───── SUPPLIED INFORMATION

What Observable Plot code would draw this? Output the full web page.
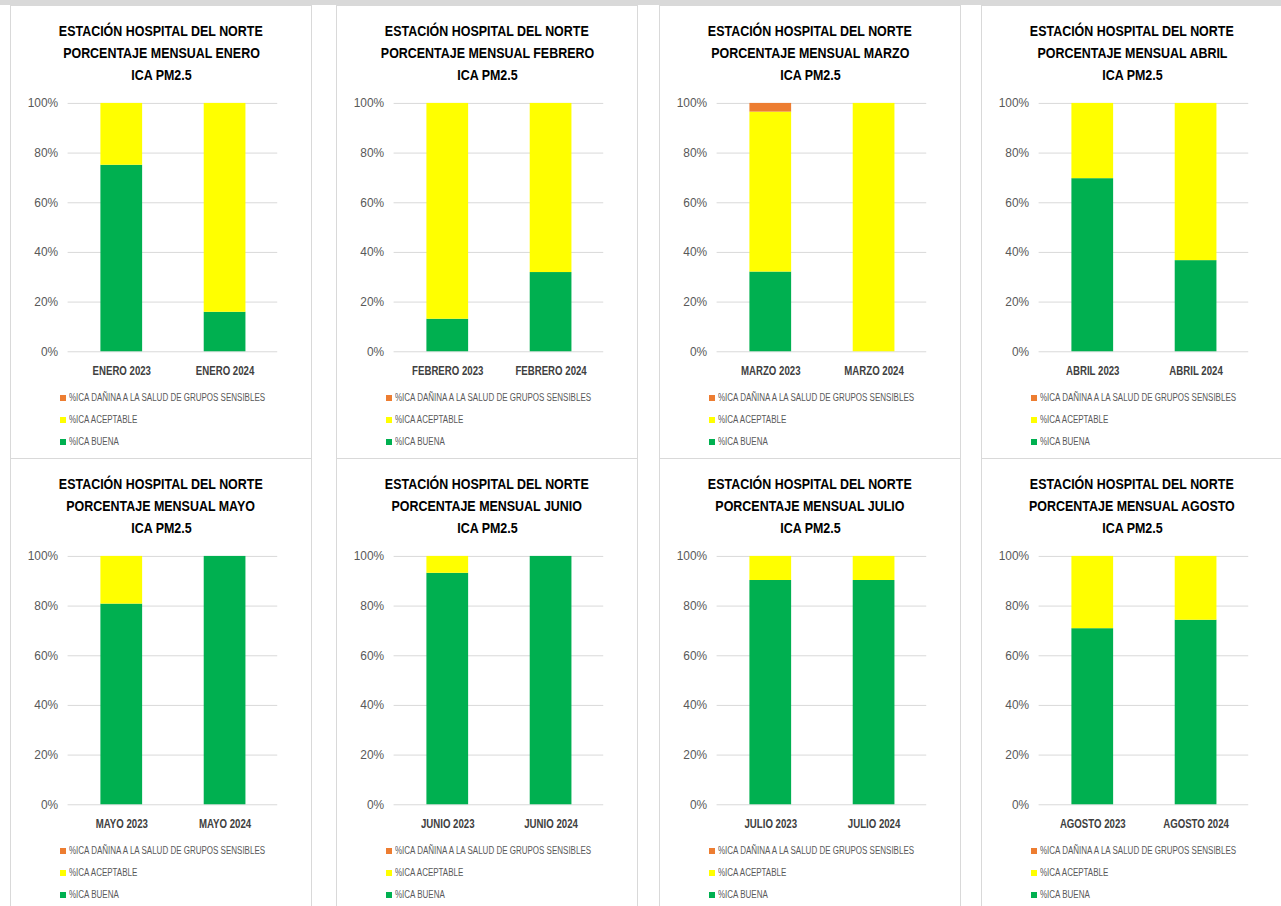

──────────
───── SUPPLIED INFORMATION

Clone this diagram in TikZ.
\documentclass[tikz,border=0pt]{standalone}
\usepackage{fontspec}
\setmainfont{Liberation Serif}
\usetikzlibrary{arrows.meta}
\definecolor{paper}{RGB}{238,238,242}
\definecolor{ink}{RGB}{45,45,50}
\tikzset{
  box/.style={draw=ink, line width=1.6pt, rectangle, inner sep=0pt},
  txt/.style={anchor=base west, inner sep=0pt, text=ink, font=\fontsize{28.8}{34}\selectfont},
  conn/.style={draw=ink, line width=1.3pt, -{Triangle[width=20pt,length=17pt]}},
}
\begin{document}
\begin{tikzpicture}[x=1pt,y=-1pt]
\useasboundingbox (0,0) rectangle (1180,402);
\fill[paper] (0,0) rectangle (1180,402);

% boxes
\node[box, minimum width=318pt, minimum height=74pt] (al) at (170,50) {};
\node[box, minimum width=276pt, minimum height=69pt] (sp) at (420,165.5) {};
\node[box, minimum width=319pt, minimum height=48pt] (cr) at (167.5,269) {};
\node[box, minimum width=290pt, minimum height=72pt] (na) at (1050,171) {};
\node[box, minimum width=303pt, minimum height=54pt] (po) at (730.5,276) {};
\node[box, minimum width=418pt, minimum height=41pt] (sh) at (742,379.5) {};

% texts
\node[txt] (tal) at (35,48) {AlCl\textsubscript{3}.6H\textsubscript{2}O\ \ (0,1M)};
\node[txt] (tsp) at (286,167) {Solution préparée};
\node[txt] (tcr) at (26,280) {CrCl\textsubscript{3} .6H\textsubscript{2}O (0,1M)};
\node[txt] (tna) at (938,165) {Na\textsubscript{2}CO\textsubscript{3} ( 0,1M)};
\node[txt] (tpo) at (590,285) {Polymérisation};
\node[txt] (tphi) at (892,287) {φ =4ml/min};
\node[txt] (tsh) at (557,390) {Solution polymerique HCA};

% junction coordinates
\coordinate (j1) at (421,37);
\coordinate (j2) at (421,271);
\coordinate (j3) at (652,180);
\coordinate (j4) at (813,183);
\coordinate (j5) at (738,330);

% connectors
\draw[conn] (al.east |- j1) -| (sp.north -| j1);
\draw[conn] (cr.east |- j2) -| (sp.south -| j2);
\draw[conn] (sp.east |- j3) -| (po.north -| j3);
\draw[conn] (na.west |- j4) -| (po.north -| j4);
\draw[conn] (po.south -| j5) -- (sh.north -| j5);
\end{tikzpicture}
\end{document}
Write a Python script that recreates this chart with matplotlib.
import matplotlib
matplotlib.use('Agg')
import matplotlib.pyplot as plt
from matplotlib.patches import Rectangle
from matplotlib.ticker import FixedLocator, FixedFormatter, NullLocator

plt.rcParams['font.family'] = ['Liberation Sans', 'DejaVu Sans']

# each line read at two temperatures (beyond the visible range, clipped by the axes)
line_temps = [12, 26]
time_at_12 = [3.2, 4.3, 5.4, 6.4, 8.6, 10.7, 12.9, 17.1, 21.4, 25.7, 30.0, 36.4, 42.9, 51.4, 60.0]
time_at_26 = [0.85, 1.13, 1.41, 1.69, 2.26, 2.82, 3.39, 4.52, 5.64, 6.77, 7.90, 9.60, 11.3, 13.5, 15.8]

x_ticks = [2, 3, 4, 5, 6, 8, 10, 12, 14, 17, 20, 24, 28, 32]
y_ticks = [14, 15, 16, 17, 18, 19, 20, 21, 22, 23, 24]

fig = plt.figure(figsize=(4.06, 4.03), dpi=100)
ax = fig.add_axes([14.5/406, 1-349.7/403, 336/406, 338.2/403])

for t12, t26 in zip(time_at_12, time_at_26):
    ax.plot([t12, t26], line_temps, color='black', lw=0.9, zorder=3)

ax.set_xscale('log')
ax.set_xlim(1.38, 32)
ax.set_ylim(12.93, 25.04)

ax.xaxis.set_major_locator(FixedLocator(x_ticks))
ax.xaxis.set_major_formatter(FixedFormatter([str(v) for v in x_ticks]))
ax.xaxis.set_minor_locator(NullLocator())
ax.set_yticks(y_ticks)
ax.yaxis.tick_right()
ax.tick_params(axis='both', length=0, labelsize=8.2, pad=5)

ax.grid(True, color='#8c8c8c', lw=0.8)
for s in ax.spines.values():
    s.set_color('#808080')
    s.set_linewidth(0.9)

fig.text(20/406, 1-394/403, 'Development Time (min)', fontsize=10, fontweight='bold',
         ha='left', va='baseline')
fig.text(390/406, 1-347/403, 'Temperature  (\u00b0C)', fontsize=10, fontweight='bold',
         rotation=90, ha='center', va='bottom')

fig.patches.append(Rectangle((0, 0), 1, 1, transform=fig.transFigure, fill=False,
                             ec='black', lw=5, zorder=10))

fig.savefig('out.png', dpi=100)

──────────

TASK TO COMPLETE: Of the lines above, how many include the word "matplotlib"? Reply with the number alone.

SOLUTION TO THIS EXERCISE: 6